Reputation: 13339
mystr = 'aaaa'
myvar = u'My string %s' % str(mystr)
Can this be a problem in the future? I'm messing up woth some in-house code that uses email modules in Python and found some code like this. mystr
will always have only ascii characters since it comes from a list with pre defined ascii only characters.
I didn't write the code, and having str(mystr)
or mystr
doesn't change the matter of the question.
Doing the first snippet I'm going to have a safe unicode object, or do I have to do
mystr = u'aaaa'
myvar = u'My string %s' % mystr
or
mystr = 'aaaa'
myvar = u'My string %s' % unicode(mystr)
?
(I know this is not the correct way of doing, I know I should handle the exceptions, I'm asking here only if the first snippet returns a valid unicode object, or if Python mess up with it's internals or something when doing it.)
Upvotes: 2
Views: 629
Reputation: 176800
As long as the regular 8-bit string contains only ASCII characters, you're fine. This can be done to save processing time and / or memory space if you really only need ASCII.
Can it be a problem in the future? Yes, if you're taking input possibly in a non-ASCII character set and saving it in a string. It's also just generally a good idea to be consistent -- don't use strings as storage for text anywhere if you need Unicode widely, unless there is a good reason otherwise.
Upvotes: 1
Reputation: 37633
Try putting actual unicode symbols in the strings (like umlauts or cyrillic) and watch hell breaking lose. :)
s = 'свят' # world
v = u'здравей %s' % s # hello %s
Traceback (most recent call last):
File "<input>", line 1, in <module>
UnicodeDecodeError: 'ascii' codec can't decode byte 0xd1 in position 0: ordinal not in range(128)

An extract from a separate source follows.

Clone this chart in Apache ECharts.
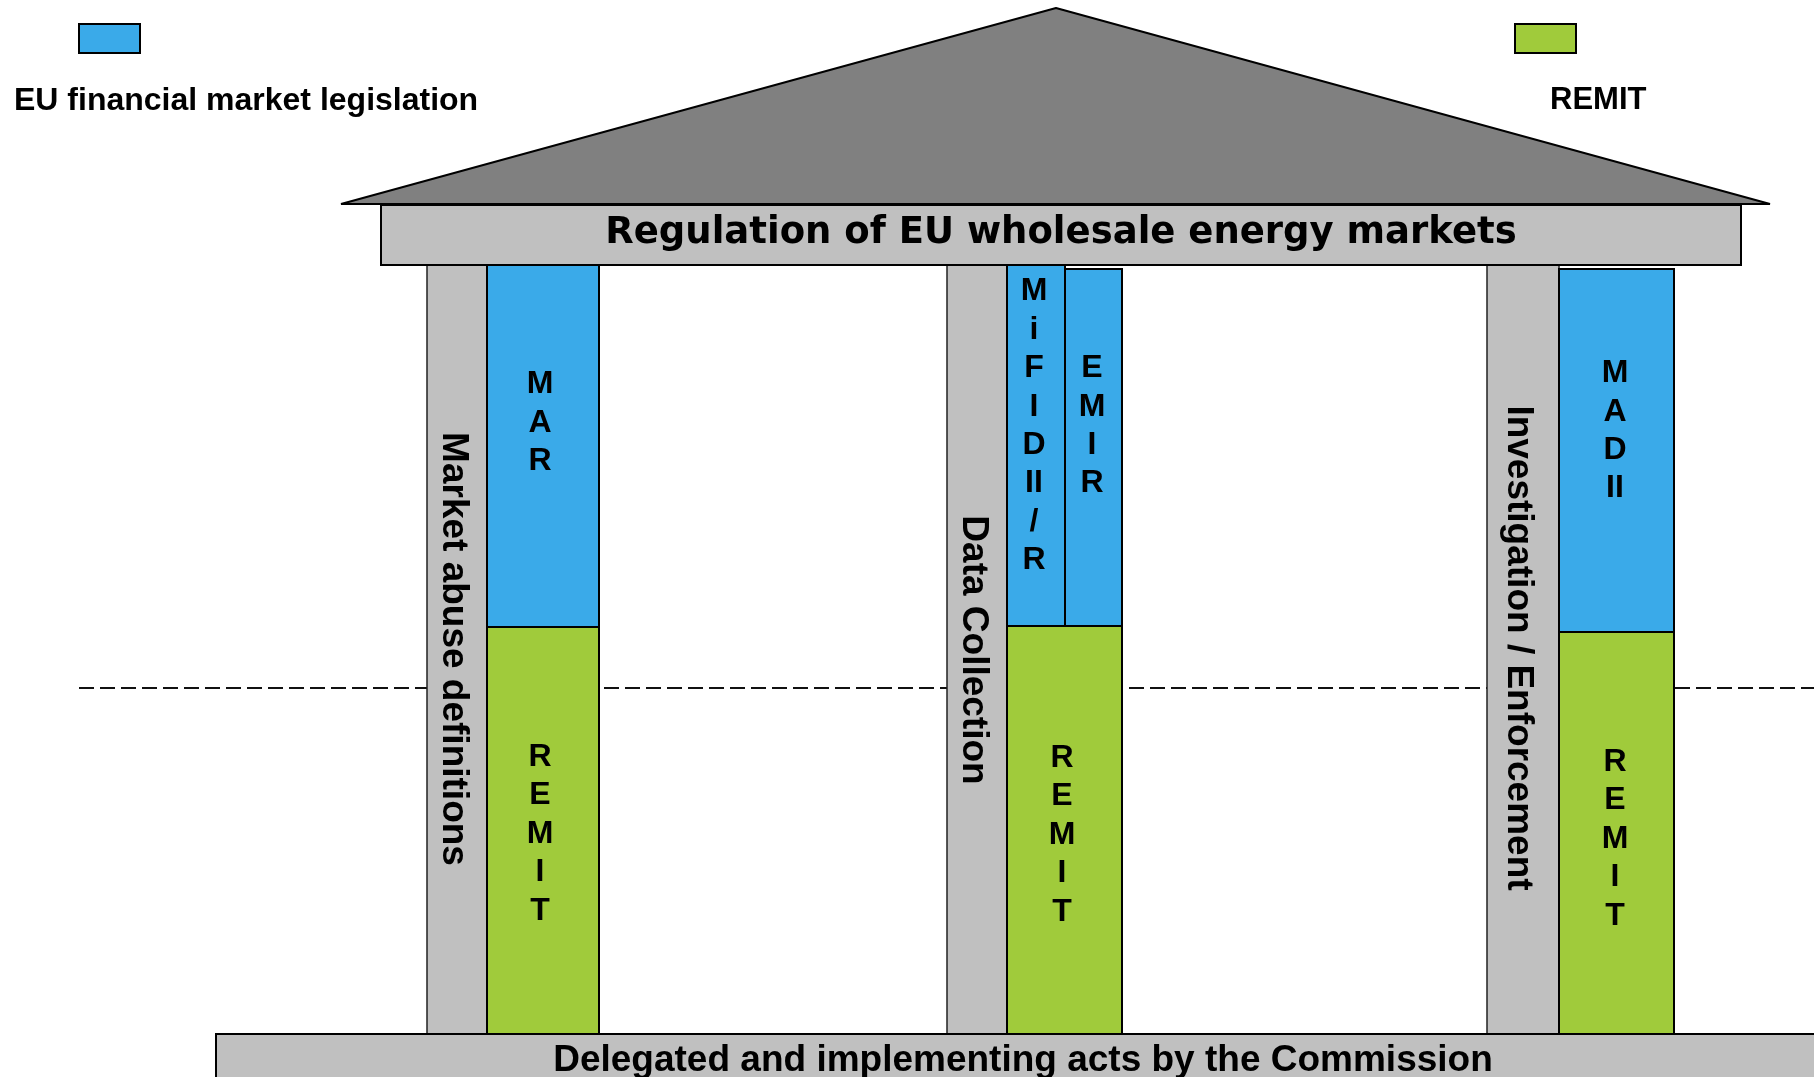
<!doctype html>
<html lang="en">
<head>
    <meta charset="UTF-8">
    <title>Regulation of EU wholesale energy markets</title>
    <script src="https://cdn.jsdelivr.net/npm/echarts@6/dist/echarts.min.js"></script>
    <style>
        html, body { margin: 0; padding: 0; background: #fff; }
        #main { width: 1814px; height: 1077px; }
    </style>
</head>
<body>
<div id="main"></div>
<script>
    // ---- data (diagram units = the 1814 x 1077 canvas) ----
    var legendNames = ['EU financial market legislation', 'REMIT'];

    var roofPoints = [[341, 204], [1056, 8], [1770, 204]];

    var beamLabels = ['Regulation of EU wholesale energy markets', 'Delegated and implementing acts by the Commission'];
    var beamX = [[381, 1741], [216, 1830]];
    var beamY = [[205, 265], [1034, 1095]];
    var beamTextAt = [[1061, 233], [1023, 1061]];

    var pillarLabels = ['Market abuse definitions', 'Data Collection', 'Investigation / Enforcement'];
    var pillarX = [[427, 487], [947, 1007], [1487, 1559]];
    var pillarY = [265, 1034];
    var pillarTextAt = [[453, 649], [973, 650], [1518, 648]];

    var euActs = ['M A R', 'M i F I D II / R', 'E M I R', 'M A D II'];
    var euX = [[487, 599], [1007, 1065], [1065, 1122], [1559, 1674]];
    var euY = [[265, 627], [265, 626], [269, 627], [269, 632]];
    var euTextAt = [[540, 423], [1034, 426], [1092, 426], [1615, 431]];

    var remitActs = ['R E M I T', 'R E M I T', 'R E M I T'];
    var remitX = [[487, 599], [1007, 1122], [1559, 1674]];
    var remitY = [[627, 1034], [626, 1034], [632, 1034]];
    var remitTextAt = [[540, 834], [1062, 835], [1615, 839]];

    var divider = [[79, 688], [1814, 688]];

    var BLUE = '#3AAAE9', GREEN = '#A0CB3B', GREY = '#C0C0C0', ROOF = '#808080';
    var ARIAL = '"Liberation Sans", Arial, sans-serif';

    // ---- helpers ----
    function rectOf(api) {
        var p0 = api.coord([api.value(0), api.value(1)]);
        var p1 = api.coord([api.value(2), api.value(3)]);
        return { x: p0[0], y: p0[1], width: p1[0] - p0[0], height: p1[1] - p0[1] };
    }

    function actItem(labels) {
        return function (params, api) {
            var r = rectOf(api);
            var t = api.coord([api.value(4), api.value(5)]);
            return {
                type: 'group',
                children: [{
                    type: 'rect',
                    shape: r,
                    style: { fill: api.visual('color'), stroke: '#000', lineWidth: 2 }
                }, {
                    type: 'text',
                    x: t[0], y: t[1],
                    style: {
                        text: labels[params.dataIndex].split(' ').join('\n'),
                        fill: '#000',
                        fontFamily: ARIAL, fontWeight: 'bold', fontSize: 32,
                        lineHeight: 38.4,
                        align: 'center', verticalAlign: 'middle'
                    }
                }]
            };
        };
    }

    function zip(xs, ys, ts) {
        return xs.map(function (x, i) {
            return [x[0], ys[i][0], x[1], ys[i][1], ts[i][0], ts[i][1]];
        });
    }

    var chart = echarts.init(document.getElementById('main'));

    var option = {
        animation: false,
        backgroundColor: '#fff',
        grid: { left: 0, right: 0, top: 0, bottom: 0 },
        xAxis: { type: 'value', min: 0, max: 1814, show: false },
        yAxis: { type: 'value', min: 0, max: 1077, inverse: true, show: false },
        legend: [{
            data: [{ name: legendNames[0], itemStyle: { color: BLUE, borderColor: '#000', borderWidth: 2 } }],
            left: 78, top: 23, itemWidth: 61, itemHeight: 29, icon: 'rect', padding: 0,
            selectedMode: false,
            formatter: function () { return ' '; }
        }, {
            data: [{ name: legendNames[1], itemStyle: { color: GREEN, borderColor: '#000', borderWidth: 2 } }],
            left: 1514, top: 23, itemWidth: 61, itemHeight: 29, icon: 'rect', padding: 0,
            selectedMode: false,
            formatter: function () { return ' '; }
        }],
        title: [{
            text: legendNames[0], left: 14, top: 85, padding: 0,
            textStyle: { fontFamily: ARIAL, fontWeight: 'bold', fontSize: 32, color: '#000' }
        }, {
            text: legendNames[1], left: 1550, top: 85, padding: 0,
            textStyle: { fontFamily: ARIAL, fontWeight: 'bold', fontSize: 31, color: '#000' }
        }],
        series: [{
            // dashed divider behind the pillars
            type: 'line',
            data: divider,
            symbol: 'none',
            silent: true,
            z: 1,
            lineStyle: { color: '#111', width: 2, type: [15, 6] }
        }, {
            name: 'pillars',
            type: 'custom',
            z: 2,
            clip: false,
            data: pillarX.map(function (x, i) {
                return [x[0], pillarY[0], x[1], pillarY[1], pillarTextAt[i][0], pillarTextAt[i][1]];
            }),
            renderItem: function (params, api) {
                var r = rectOf(api);
                var t = api.coord([api.value(4), api.value(5)]);
                return {
                    type: 'group',
                    children: [{
                        type: 'rect',
                        shape: r,
                        style: { fill: GREY, stroke: '#222', lineWidth: 1.5 }
                    }, {
                        type: 'text',
                        x: t[0], y: t[1],
                        rotation: -Math.PI / 2,
                        style: {
                            text: pillarLabels[params.dataIndex],
                            fill: '#000',
                            fontFamily: ARIAL, fontWeight: 'bold', fontSize: 37,
                            align: 'center', verticalAlign: 'middle'
                        }
                    }]
                };
            }
        }, {
            name: legendNames[0],
            type: 'custom',
            z: 2,
            itemStyle: { color: BLUE },
            data: zip(euX, euY, euTextAt),
            renderItem: actItem(euActs)
        }, {
            name: legendNames[1],
            type: 'custom',
            z: 2,
            itemStyle: { color: GREEN },
            data: zip(remitX, remitY, remitTextAt),
            renderItem: actItem(remitActs)
        }, {
            name: 'roof',
            type: 'custom',
            z: 3,
            data: [[].concat(roofPoints[0], roofPoints[1], roofPoints[2])],
            renderItem: function (params, api) {
                var pts = [];
                for (var i = 0; i < 3; i++) {
                    pts.push(api.coord([api.value(i * 2), api.value(i * 2 + 1)]));
                }
                return {
                    type: 'polygon',
                    shape: { points: pts },
                    style: { fill: ROOF, stroke: '#000', lineWidth: 2, lineJoin: 'bevel' }
                };
            }
        }, {
            name: 'beams',
            type: 'custom',
            z: 3,
            clip: false,
            data: beamX.map(function (x, i) {
                return [x[0], beamY[i][0], x[1], beamY[i][1], beamTextAt[i][0], beamTextAt[i][1]];
            }),
            renderItem: function (params, api) {
                var r = rectOf(api);
                var t = api.coord([api.value(4), api.value(5)]);
                var top = params.dataIndex === 0;
                return {
                    type: 'group',
                    children: [{
                        type: 'rect',
                        shape: r,
                        style: { fill: GREY, stroke: '#000', lineWidth: 2 }
                    }, {
                        type: 'text',
                        x: t[0], y: t[1],
                        style: {
                            text: beamLabels[params.dataIndex],
                            fill: '#000',
                            fontFamily: top ? '"DejaVu Sans", Verdana, sans-serif' : ARIAL,
                            fontWeight: 'bold',
                            fontSize: 37,
                            align: 'center', verticalAlign: 'middle'
                        }
                    }]
                };
            }
        }]
    };

    chart.setOption(option);
</script>
</body>
</html>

The problem is that you will most likely code your application and on a bright shiny day some Russian or German will write her name and will suddenly get an Internal Server Error
for having a non-ascii symbol in her name.
I know... I'm asking about the situation in my example, using ascii only in
No, there will be no problem. And IMHO this is a fault in Python, because this is bug, waiting to bite. This should have been a fatal error, but because of historical reasons, I guess, it isn't.
Upvotes: 3